▸ Provided data
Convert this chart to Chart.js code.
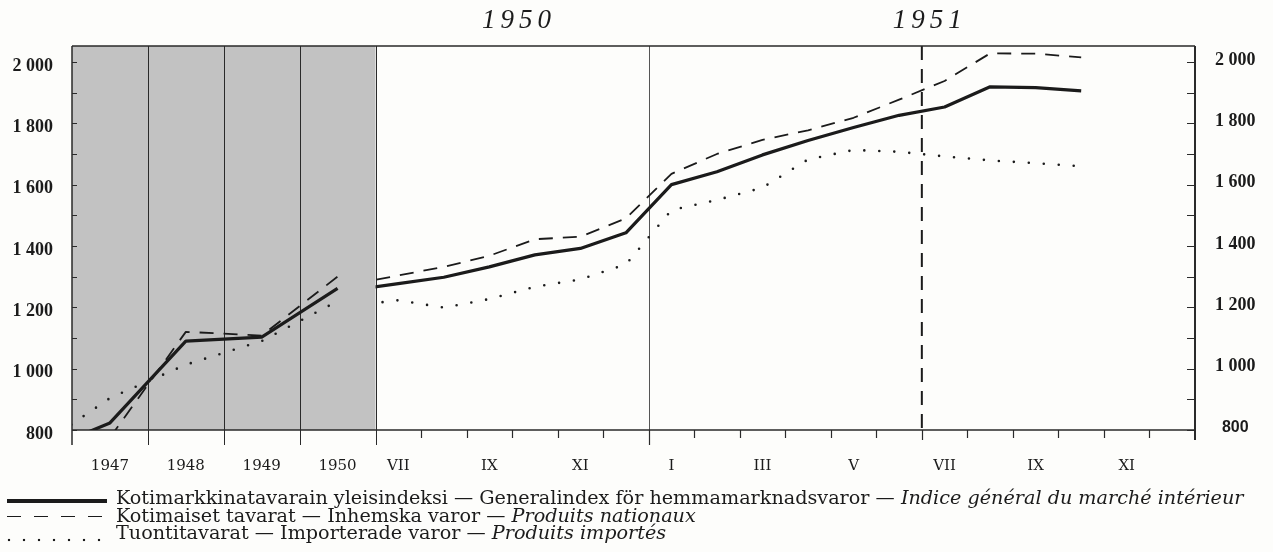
<!DOCTYPE html>
<html>
<head>
<meta charset="utf-8">
<script src="https://cdn.jsdelivr.net/npm/chart.js@4.4.0/dist/chart.umd.min.js"></script>
<style>
  html, body { margin: 0; padding: 0; background: #fdfdfb; }
  #wrap { position: relative; width: 1273px; height: 552px; overflow: hidden; }
  #chart { position: absolute; left: 0; top: 0; }
  .legend { position: absolute; left: 0; top: 489px; font-family: 'DejaVu Serif', serif; font-size: 19.2px;
            line-height: 17.5px; color: #1b1b1b; white-space: nowrap; }
  .row { position: relative; height: 17.5px; }
  .key { position: absolute; left: 7px; width: 100px; }
  .txt { position: absolute; left: 116px; top: 0; }
  .solid { top: 10px; height: 4px; background: #1b1b1b; }
  .dash { top: 9px; height: 1.6px; background: repeating-linear-gradient(to right, #1b1b1b 0 14px, transparent 14px 27px); }
  .dots { top: 14px; height: 4px; background: radial-gradient(circle at 2px 2px, #1b1b1b 1.3px, transparent 1.6px) 0 0 / 15px 4px repeat-x; }
  i { font-style: italic; }
</style>
</head>
<body>
<div id="wrap">
  <canvas id="chart" width="1273" height="552"></canvas>
  <div class="legend" id="legend"></div>
</div>
<script>
// grey block: one year is drawn as wide as 5/3 of a month on the monthly part
const YEAR_SPAN = 5 / 3;

// annual values, 1946 only shows as the start of the lines below the axis
const annualYears    = [1946, 1947, 1948, 1949, 1950];
const annualGeneral  = [720, 823, 1090, 1103, 1262];
const annualDomestic = [null, 775, 1120, 1108, 1300];
const annualImported = [735, 904, 1013, 1090, 1220];

// monthly values VI 1950 - X 1951 (VI is hidden by the grey block)
const months = ['VI 1950', 'VII 1950', 'VIII 1950', 'IX 1950', 'X 1950', 'XI 1950', 'XII 1950',
  'I 1951', 'II 1951', 'III 1951', 'IV 1951', 'V 1951', 'VI 1951', 'VII 1951', 'VIII 1951', 'IX 1951', 'X 1951'];
const monthlyGeneral  = [1257, 1277, 1298, 1332, 1371, 1392, 1443, 1600, 1642, 1697, 1744, 1786, 1826, 1853, 1919, 1916, 1906];
const monthlyDomestic = [1275, 1304, 1332, 1368, 1422, 1430, 1490, 1635, 1700, 1746, 1777, 1818, 1877, 1938, 2028, 2027, 2015];
const monthlyImported = [1205, 1223, 1199, 1227, 1267, 1291, 1340, 1517, 1550, 1590, 1682, 1713, 1707, 1692, 1679, 1670, 1660];

// tick labels
const yearTicks  = ['1947', '1948', '1949', '1950'];
const monthTicks = ['VII', 'IX', 'XI', 'I', 'III', 'V', 'VII', 'IX', 'XI'];
const yearTitles = ['1950', '1951'];

const seriesNames = [
  ['Kotimarkkinatavarain yleisindeksi — Generalindex för hemmamarknadsvaror — ', 'Indice général du marché intérieur'],
  ['Kotimaiset tavarat — Inhemska varor — ', 'Produits nationaux'],
  ['Tuontitavarat — Importerade varor — ', 'Produits importés']
];

const INK = '#1b1b1b';
const yearX = y => (y - 1950.5) * YEAR_SPAN;     // middle of the year slot
const monthX = i => i - 0.5;                      // middle of month, 0 = start of VII 1950

const tickPos = [], tickText = [];
yearTicks.forEach(t => { tickPos.push(yearX(+t)); tickText.push(t); });
monthTicks.forEach((t, i) => { tickPos.push(i * 2 + 0.5); tickText.push(t); });

function fmt(v) {
  if (v % 200 !== 0) return '';
  return v >= 1000 ? Math.floor(v / 1000) + ' ' + String(v % 1000).padStart(3, '0') : String(v);
}

function annual(vals) { return annualYears.map((y, i) => ({ x: yearX(y), y: vals[i] })); }
function monthly(vals) { return vals.map((v, i) => ({ x: monthX(i), y: v })); }

const styles = [
  { borderWidth: 3.2, borderDash: [] },
  { borderWidth: 1.8, borderDash: [14, 10] },
  { borderWidth: 2.6, borderDash: [0, 15], borderCapStyle: 'round' }
];

function ds(data, s, isMonthly) {
  return Object.assign({ data, borderColor: INK, pointRadius: 0, tension: 0, fill: false,
    spanGaps: false, monthly: isMonthly, borderCapStyle: 'butt', borderJoinStyle: 'round' }, s);
}

const frame = {
  id: 'frame',
  beforeDatasetsDraw(chart) {
    const { ctx, chartArea: a, scales: { x, y } } = chart;
    const px = v => Math.round(x.getPixelForValue(v)) + 0.5;
    const x0 = x.getPixelForValue(0);
    ctx.save();
    ctx.fillStyle = '#c2c2c2';
    ctx.fillRect(a.left, a.top, x0 - a.left, a.bottom - a.top);

    ctx.strokeStyle = '#2a2a2a';
    ctx.lineWidth = 1;
    // year slots and start of 1951
    for (let k = 1; k <= 4; k++) {
      const p = px((k - 4) * YEAR_SPAN);
      ctx.beginPath(); ctx.moveTo(p, a.top); ctx.lineTo(p, a.bottom + 15); ctx.stroke();
    }
    ctx.strokeStyle = '#555';
    let p = px(6);
    ctx.beginPath(); ctx.moveTo(p, a.top); ctx.lineTo(p, a.bottom + 15); ctx.stroke();
    // mid 1951
    ctx.strokeStyle = INK;
    ctx.lineWidth = 2;
    ctx.setLineDash([14, 9]);
    p = x.getPixelForValue(12);
    ctx.beginPath(); ctx.moveTo(p, a.top); ctx.lineTo(p, a.bottom); ctx.stroke();
    ctx.setLineDash([]);

    // frame
    ctx.strokeStyle = '#2a2a2a';
    ctx.lineWidth = 1.5;
    ctx.beginPath();
    ctx.moveTo(a.left, a.top); ctx.lineTo(a.right, a.top);
    ctx.moveTo(a.left, a.bottom); ctx.lineTo(a.right, a.bottom);
    ctx.moveTo(a.left, a.top); ctx.lineTo(a.left, a.bottom + 15);
    ctx.stroke();
    ctx.lineWidth = 2;
    ctx.beginPath(); ctx.moveTo(a.right, a.top); ctx.lineTo(a.right, a.bottom + 10); ctx.stroke();

    // month ticks under the axis
    ctx.lineWidth = 1.2;
    for (let k = 1; k < 18; k++) {
      const len = k === 6 ? 15 : (k === 12 ? 10 : 8);
      const q = px(k);
      ctx.beginPath(); ctx.moveTo(q, a.bottom); ctx.lineTo(q, a.bottom + len); ctx.stroke();
    }
    // value ticks inside the frame
    for (let v = 800; v <= 2000; v += 100) {
      const q = Math.round(y.getPixelForValue(v)) + 0.5;
      ctx.beginPath();
      ctx.moveTo(a.left, q); ctx.lineTo(a.left + 5, q);
      ctx.moveTo(a.right, q); ctx.lineTo(a.right - 8, q);
      ctx.stroke();
    }
    ctx.restore();
  },
  beforeDatasetDraw(chart, args) {
    if (!chart.data.datasets[args.index].monthly) return;
    const { ctx, chartArea: a, scales: { x } } = chart;
    const x0 = x.getPixelForValue(0);
    ctx.save();
    ctx.beginPath();
    ctx.rect(x0, 0, a.right - x0 + 5, chart.height);
    ctx.clip();
  },
  afterDatasetDraw(chart, args) {
    if (chart.data.datasets[args.index].monthly) chart.ctx.restore();
  },
  afterDraw(chart) {
    const { ctx, scales: { x } } = chart;
    ctx.save();
    ctx.fillStyle = INK;
    ctx.font = 'italic 27px "Liberation Serif"';
    ctx.textAlign = 'center';
    ctx.textBaseline = 'middle';
    if ('letterSpacing' in ctx) ctx.letterSpacing = '5px';
    // titles sit a little right of the middle of each year's months
    ctx.fillText(yearTitles[0], x.getPixelForValue(3) + 7, 21);
    ctx.fillText(yearTitles[1], x.getPixelForValue(12) + 8, 21);
    ctx.restore();
  }
};

const chart = new Chart(document.getElementById('chart'), {
  type: 'line',
  data: {
    datasets: [
      ds(annual(annualGeneral), styles[0], false),
      ds(annual(annualDomestic), styles[1], false),
      ds(annual(annualImported), styles[2], false),
      ds(monthly(monthlyGeneral), styles[0], true),
      ds(monthly(monthlyDomestic), styles[1], true),
      ds(monthly(monthlyImported), styles[2], true)
    ]
  },
  options: {
    responsive: false,
    animation: false,
    layout: { padding: { top: 46, left: 0, right: 0, bottom: 0 } },
    plugins: { legend: { display: false }, tooltip: { enabled: false } },
    scales: {
      x: {
        type: 'linear',
        min: -4 * YEAR_SPAN,
        max: 18,
        grid: { display: false, drawTicks: false },
        border: { display: false },
        afterBuildTicks: s => { s.ticks = tickPos.map(v => ({ value: v })); },
        afterFit: s => { s.height = 122; },
        ticks: {
          autoSkip: false, maxRotation: 0, padding: 27, color: INK,
          font: { family: 'DejaVu Serif', size: 15 },
          callback: (v, i) => tickText[i]
        }
      },
      y: {
        position: 'left',
        min: 800, max: 2052,
        grid: { display: false, drawTicks: false },
        border: { display: false },
        afterFit: s => { s.width = 72; },
        ticks: {
          stepSize: 100, includeBounds: false, padding: 19, labelOffset: 4, color: INK,
          font: { family: 'Liberation Serif', size: 18, weight: 'bold' },
          callback: v => fmt(v)
        }
      },
      y2: {
        position: 'right',
        min: 800, max: 2052,
        grid: { display: false, drawTicks: false },
        border: { display: false },
        afterFit: s => { s.width = 78; },
        ticks: {
          stepSize: 100, includeBounds: false, padding: 20, crossAlign: 'center', labelOffset: -2, color: INK,
          font: c => c.tick && c.tick.value === 800
            ? { family: 'Liberation Sans', size: 16, weight: 'bold' }
            : { family: 'Liberation Serif', size: 18, weight: 'bold' },
          callback: v => fmt(v)
        }
      }
    }
  },
  plugins: [frame]
});

// legend under the chart, line samples drawn with css
const keys = ['solid', 'dash', 'dots'];
document.getElementById('legend').innerHTML = seriesNames.map((n, i) =>
  '<div class="row"><span class="key ' + keys[i] + '"></span><span class="txt">' + n[0] + '<i>' + n[1] + '</i></span></div>').join('');
</script>
</body>
</html>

▸ What to produce
With all pictures left out, please transcribe exactly the lines from the start of the material through the line with "1679, 1670, 1660];".

▸ Final result
Convert this chart to Chart.js code.
<!DOCTYPE html>
<html>
<head>
<meta charset="utf-8">
<script src="https://cdn.jsdelivr.net/npm/chart.js@4.4.0/dist/chart.umd.min.js"></script>
<style>
  html, body { margin: 0; padding: 0; background: #fdfdfb; }
  #wrap { position: relative; width: 1273px; height: 552px; overflow: hidden; }
  #chart { position: absolute; left: 0; top: 0; }
  .legend { position: absolute; left: 0; top: 489px; font-family: 'DejaVu Serif', serif; font-size: 19.2px;
            line-height: 17.5px; color: #1b1b1b; white-space: nowrap; }
  .row { position: relative; height: 17.5px; }
  .key { position: absolute; left: 7px; width: 100px; }
  .txt { position: absolute; left: 116px; top: 0; }
  .solid { top: 10px; height: 4px; background: #1b1b1b; }
  .dash { top: 9px; height: 1.6px; background: repeating-linear-gradient(to right, #1b1b1b 0 14px, transparent 14px 27px); }
  .dots { top: 14px; height: 4px; background: radial-gradient(circle at 2px 2px, #1b1b1b 1.3px, transparent 1.6px) 0 0 / 15px 4px repeat-x; }
  i { font-style: italic; }
</style>
</head>
<body>
<div id="wrap">
  <canvas id="chart" width="1273" height="552"></canvas>
  <div class="legend" id="legend"></div>
</div>
<script>
// grey block: one year is drawn as wide as 5/3 of a month on the monthly part
const YEAR_SPAN = 5 / 3;

// annual values, 1946 only shows as the start of the lines below the axis
const annualYears    = [1946, 1947, 1948, 1949, 1950];
const annualGeneral  = [720, 823, 1090, 1103, 1262];
const annualDomestic = [null, 775, 1120, 1108, 1300];
const annualImported = [735, 904, 1013, 1090, 1220];

// monthly values VI 1950 - X 1951 (VI is hidden by the grey block)
const months = ['VI 1950', 'VII 1950', 'VIII 1950', 'IX 1950', 'X 1950', 'XI 1950', 'XII 1950',
  'I 1951', 'II 1951', 'III 1951', 'IV 1951', 'V 1951', 'VI 1951', 'VII 1951', 'VIII 1951', 'IX 1951', 'X 1951'];
const monthlyGeneral  = [1257, 1277, 1298, 1332, 1371, 1392, 1443, 1600, 1642, 1697, 1744, 1786, 1826, 1853, 1919, 1916, 1906];
const monthlyDomestic = [1275, 1304, 1332, 1368, 1422, 1430, 1490, 1635, 1700, 1746, 1777, 1818, 1877, 1938, 2028, 2027, 2015];
const monthlyImported = [1205, 1223, 1199, 1227, 1267, 1291, 1340, 1517, 1550, 1590, 1682, 1713, 1707, 1692, 1679, 1670, 1660];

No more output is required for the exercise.